*** DATA PROVIDED ***

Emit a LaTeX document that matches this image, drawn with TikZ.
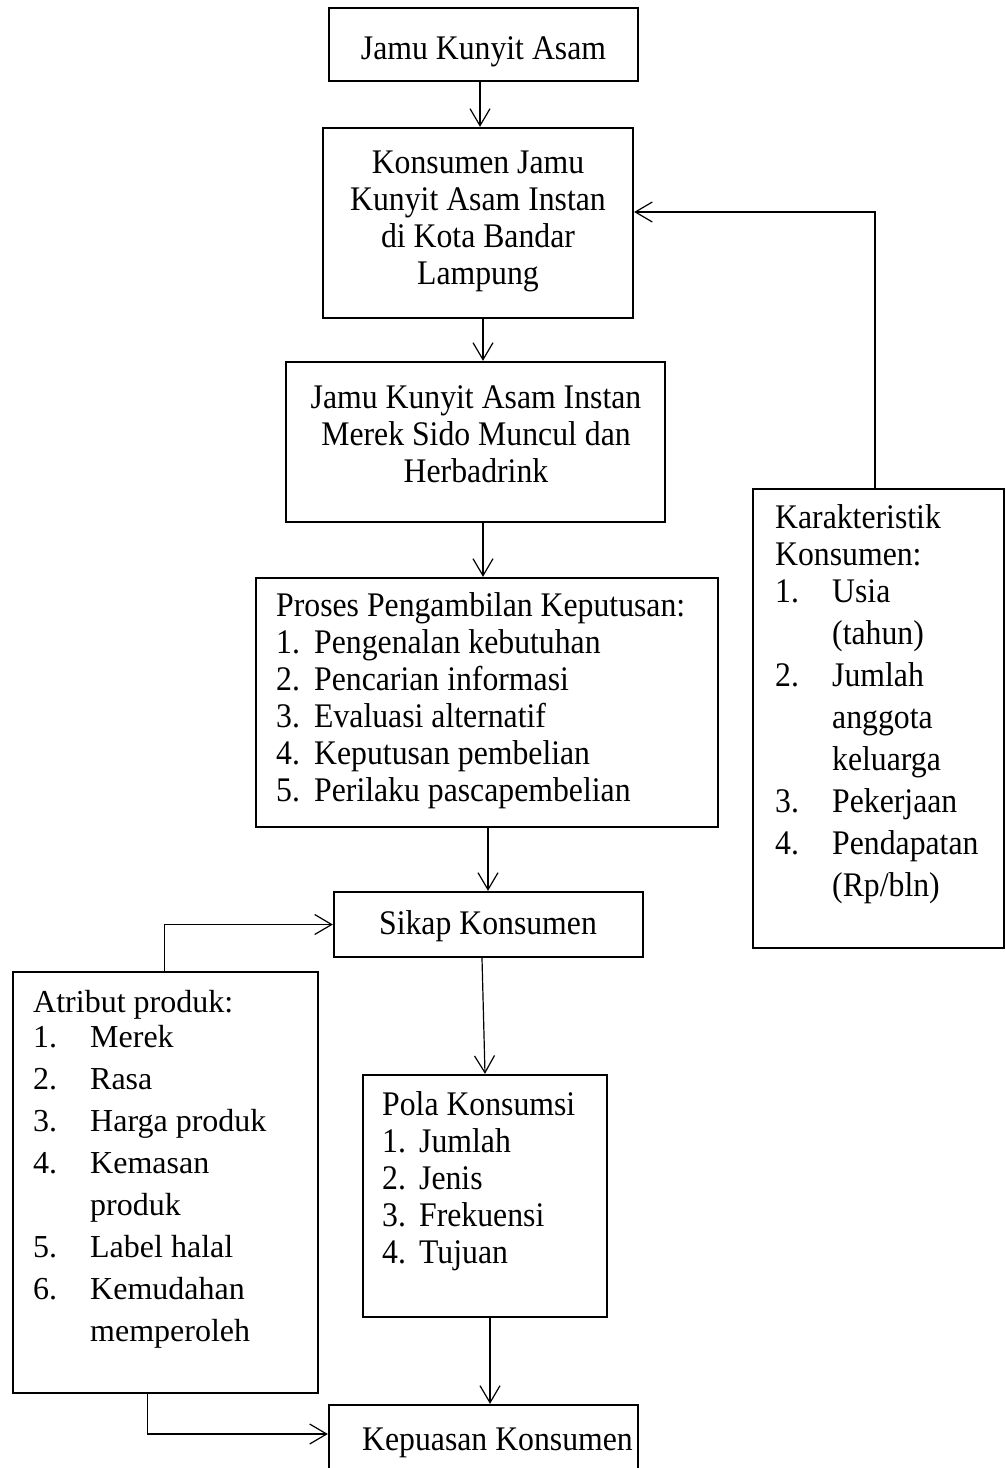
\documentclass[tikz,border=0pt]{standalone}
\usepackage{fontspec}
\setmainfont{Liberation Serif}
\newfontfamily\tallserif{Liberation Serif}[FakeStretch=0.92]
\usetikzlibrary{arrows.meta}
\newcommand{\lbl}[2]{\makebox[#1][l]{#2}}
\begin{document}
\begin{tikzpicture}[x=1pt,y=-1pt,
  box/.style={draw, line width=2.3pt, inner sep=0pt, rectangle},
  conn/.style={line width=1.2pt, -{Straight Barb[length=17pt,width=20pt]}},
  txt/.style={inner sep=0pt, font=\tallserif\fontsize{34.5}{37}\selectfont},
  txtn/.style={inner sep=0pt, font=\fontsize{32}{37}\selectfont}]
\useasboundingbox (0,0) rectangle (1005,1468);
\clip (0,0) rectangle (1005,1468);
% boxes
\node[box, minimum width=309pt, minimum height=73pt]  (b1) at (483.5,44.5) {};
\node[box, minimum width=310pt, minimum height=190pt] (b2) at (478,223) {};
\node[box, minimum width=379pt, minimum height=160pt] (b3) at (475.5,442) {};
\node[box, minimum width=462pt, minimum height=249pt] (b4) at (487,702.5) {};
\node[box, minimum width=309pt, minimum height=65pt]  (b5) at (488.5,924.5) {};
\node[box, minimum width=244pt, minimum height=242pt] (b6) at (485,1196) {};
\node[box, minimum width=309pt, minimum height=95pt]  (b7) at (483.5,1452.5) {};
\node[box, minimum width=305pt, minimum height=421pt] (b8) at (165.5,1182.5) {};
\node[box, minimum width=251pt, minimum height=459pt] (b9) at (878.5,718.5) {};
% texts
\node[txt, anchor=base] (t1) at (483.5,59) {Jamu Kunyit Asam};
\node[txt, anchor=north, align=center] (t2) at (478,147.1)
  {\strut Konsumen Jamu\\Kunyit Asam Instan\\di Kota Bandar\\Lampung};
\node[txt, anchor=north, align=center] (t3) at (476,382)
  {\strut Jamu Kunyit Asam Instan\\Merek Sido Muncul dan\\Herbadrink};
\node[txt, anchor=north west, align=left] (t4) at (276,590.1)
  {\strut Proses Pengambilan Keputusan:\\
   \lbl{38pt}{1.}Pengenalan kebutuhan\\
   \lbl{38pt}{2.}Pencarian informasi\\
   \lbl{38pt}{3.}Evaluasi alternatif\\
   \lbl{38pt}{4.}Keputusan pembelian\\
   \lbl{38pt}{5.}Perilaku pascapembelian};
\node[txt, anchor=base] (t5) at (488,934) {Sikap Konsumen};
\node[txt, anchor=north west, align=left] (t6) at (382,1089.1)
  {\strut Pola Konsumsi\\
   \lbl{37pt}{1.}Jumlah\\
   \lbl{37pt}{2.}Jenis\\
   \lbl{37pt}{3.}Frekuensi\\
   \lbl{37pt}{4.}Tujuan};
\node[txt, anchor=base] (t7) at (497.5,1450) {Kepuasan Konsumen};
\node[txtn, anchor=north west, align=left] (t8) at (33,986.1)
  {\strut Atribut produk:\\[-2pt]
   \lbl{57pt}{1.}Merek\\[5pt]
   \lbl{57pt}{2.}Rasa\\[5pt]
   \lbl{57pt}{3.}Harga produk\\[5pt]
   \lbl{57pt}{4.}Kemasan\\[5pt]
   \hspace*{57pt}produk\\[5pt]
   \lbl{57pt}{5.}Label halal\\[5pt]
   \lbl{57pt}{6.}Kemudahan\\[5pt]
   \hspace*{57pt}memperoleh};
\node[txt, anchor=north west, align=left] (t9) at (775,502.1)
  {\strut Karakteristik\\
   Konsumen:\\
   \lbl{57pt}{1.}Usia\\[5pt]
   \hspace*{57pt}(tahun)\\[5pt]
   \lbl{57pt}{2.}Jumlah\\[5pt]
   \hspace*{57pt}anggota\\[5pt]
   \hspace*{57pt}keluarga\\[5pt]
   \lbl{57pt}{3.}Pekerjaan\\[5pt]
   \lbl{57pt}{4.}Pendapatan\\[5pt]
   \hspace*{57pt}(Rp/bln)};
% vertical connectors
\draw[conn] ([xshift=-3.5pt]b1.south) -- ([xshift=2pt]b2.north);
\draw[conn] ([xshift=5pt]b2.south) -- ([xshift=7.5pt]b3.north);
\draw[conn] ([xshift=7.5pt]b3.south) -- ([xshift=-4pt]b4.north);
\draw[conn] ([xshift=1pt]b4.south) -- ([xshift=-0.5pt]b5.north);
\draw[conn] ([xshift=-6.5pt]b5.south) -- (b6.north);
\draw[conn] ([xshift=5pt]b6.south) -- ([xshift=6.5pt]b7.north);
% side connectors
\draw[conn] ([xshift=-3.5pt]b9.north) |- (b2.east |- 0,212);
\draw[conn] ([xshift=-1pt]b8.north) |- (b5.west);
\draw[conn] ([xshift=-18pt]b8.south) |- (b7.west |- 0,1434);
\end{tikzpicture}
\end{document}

***

Quote the preceding listing precisely and completely, omitting its images.

Emit a LaTeX document that matches this image, drawn with TikZ.
\documentclass[tikz,border=0pt]{standalone}
\usepackage{fontspec}
\setmainfont{Liberation Serif}
\newfontfamily\tallserif{Liberation Serif}[FakeStretch=0.92]
\usetikzlibrary{arrows.meta}
\newcommand{\lbl}[2]{\makebox[#1][l]{#2}}
\begin{document}
\begin{tikzpicture}[x=1pt,y=-1pt,
  box/.style={draw, line width=2.3pt, inner sep=0pt, rectangle},
  conn/.style={line width=1.2pt, -{Straight Barb[length=17pt,width=20pt]}},
  txt/.style={inner sep=0pt, font=\tallserif\fontsize{34.5}{37}\selectfont},
  txtn/.style={inner sep=0pt, font=\fontsize{32}{37}\selectfont}]
\useasboundingbox (0,0) rectangle (1005,1468);
\clip (0,0) rectangle (1005,1468);
% boxes
\node[box, minimum width=309pt, minimum height=73pt]  (b1) at (483.5,44.5) {};
\node[box, minimum width=310pt, minimum height=190pt] (b2) at (478,223) {};
\node[box, minimum width=379pt, minimum height=160pt] (b3) at (475.5,442) {};
\node[box, minimum width=462pt, minimum height=249pt] (b4) at (487,702.5) {};
\node[box, minimum width=309pt, minimum height=65pt]  (b5) at (488.5,924.5) {};
\node[box, minimum width=244pt, minimum height=242pt] (b6) at (485,1196) {};
\node[box, minimum width=309pt, minimum height=95pt]  (b7) at (483.5,1452.5) {};
\node[box, minimum width=305pt, minimum height=421pt] (b8) at (165.5,1182.5) {};
\node[box, minimum width=251pt, minimum height=459pt] (b9) at (878.5,718.5) {};
% texts
\node[txt, anchor=base] (t1) at (483.5,59) {Jamu Kunyit Asam};
\node[txt, anchor=north, align=center] (t2) at (478,147.1)
  {\strut Konsumen Jamu\\Kunyit Asam Instan\\di Kota Bandar\\Lampung};
\node[txt, anchor=north, align=center] (t3) at (476,382)
  {\strut Jamu Kunyit Asam Instan\\Merek Sido Muncul dan\\Herbadrink};
\node[txt, anchor=north west, align=left] (t4) at (276,590.1)
  {\strut Proses Pengambilan Keputusan:\\
   \lbl{38pt}{1.}Pengenalan kebutuhan\\
   \lbl{38pt}{2.}Pencarian informasi\\
   \lbl{38pt}{3.}Evaluasi alternatif\\
   \lbl{38pt}{4.}Keputusan pembelian\\
   \lbl{38pt}{5.}Perilaku pascapembelian};
\node[txt, anchor=base] (t5) at (488,934) {Sikap Konsumen};
\node[txt, anchor=north west, align=left] (t6) at (382,1089.1)
  {\strut Pola Konsumsi\\
   \lbl{37pt}{1.}Jumlah\\
   \lbl{37pt}{2.}Jenis\\
   \lbl{37pt}{3.}Frekuensi\\
   \lbl{37pt}{4.}Tujuan};
\node[txt, anchor=base] (t7) at (497.5,1450) {Kepuasan Konsumen};
\node[txtn, anchor=north west, align=left] (t8) at (33,986.1)
  {\strut Atribut produk:\\[-2pt]
   \lbl{57pt}{1.}Merek\\[5pt]
   \lbl{57pt}{2.}Rasa\\[5pt]
   \lbl{57pt}{3.}Harga produk\\[5pt]
   \lbl{57pt}{4.}Kemasan\\[5pt]
   \hspace*{57pt}produk\\[5pt]
   \lbl{57pt}{5.}Label halal\\[5pt]
   \lbl{57pt}{6.}Kemudahan\\[5pt]
   \hspace*{57pt}memperoleh};
\node[txt, anchor=north west, align=left] (t9) at (775,502.1)
  {\strut Karakteristik\\
   Konsumen:\\
   \lbl{57pt}{1.}Usia\\[5pt]
   \hspace*{57pt}(tahun)\\[5pt]
   \lbl{57pt}{2.}Jumlah\\[5pt]
   \hspace*{57pt}anggota\\[5pt]
   \hspace*{57pt}keluarga\\[5pt]
   \lbl{57pt}{3.}Pekerjaan\\[5pt]
   \lbl{57pt}{4.}Pendapatan\\[5pt]
   \hspace*{57pt}(Rp/bln)};
% vertical connectors
\draw[conn] ([xshift=-3.5pt]b1.south) -- ([xshift=2pt]b2.north);
\draw[conn] ([xshift=5pt]b2.south) -- ([xshift=7.5pt]b3.north);
\draw[conn] ([xshift=7.5pt]b3.south) -- ([xshift=-4pt]b4.north);
\draw[conn] ([xshift=1pt]b4.south) -- ([xshift=-0.5pt]b5.north);
\draw[conn] ([xshift=-6.5pt]b5.south) -- (b6.north);
\draw[conn] ([xshift=5pt]b6.south) -- ([xshift=6.5pt]b7.north);
% side connectors
\draw[conn] ([xshift=-3.5pt]b9.north) |- (b2.east |- 0,212);
\draw[conn] ([xshift=-1pt]b8.north) |- (b5.west);
\draw[conn] ([xshift=-18pt]b8.south) |- (b7.west |- 0,1434);
\end{tikzpicture}
\end{document}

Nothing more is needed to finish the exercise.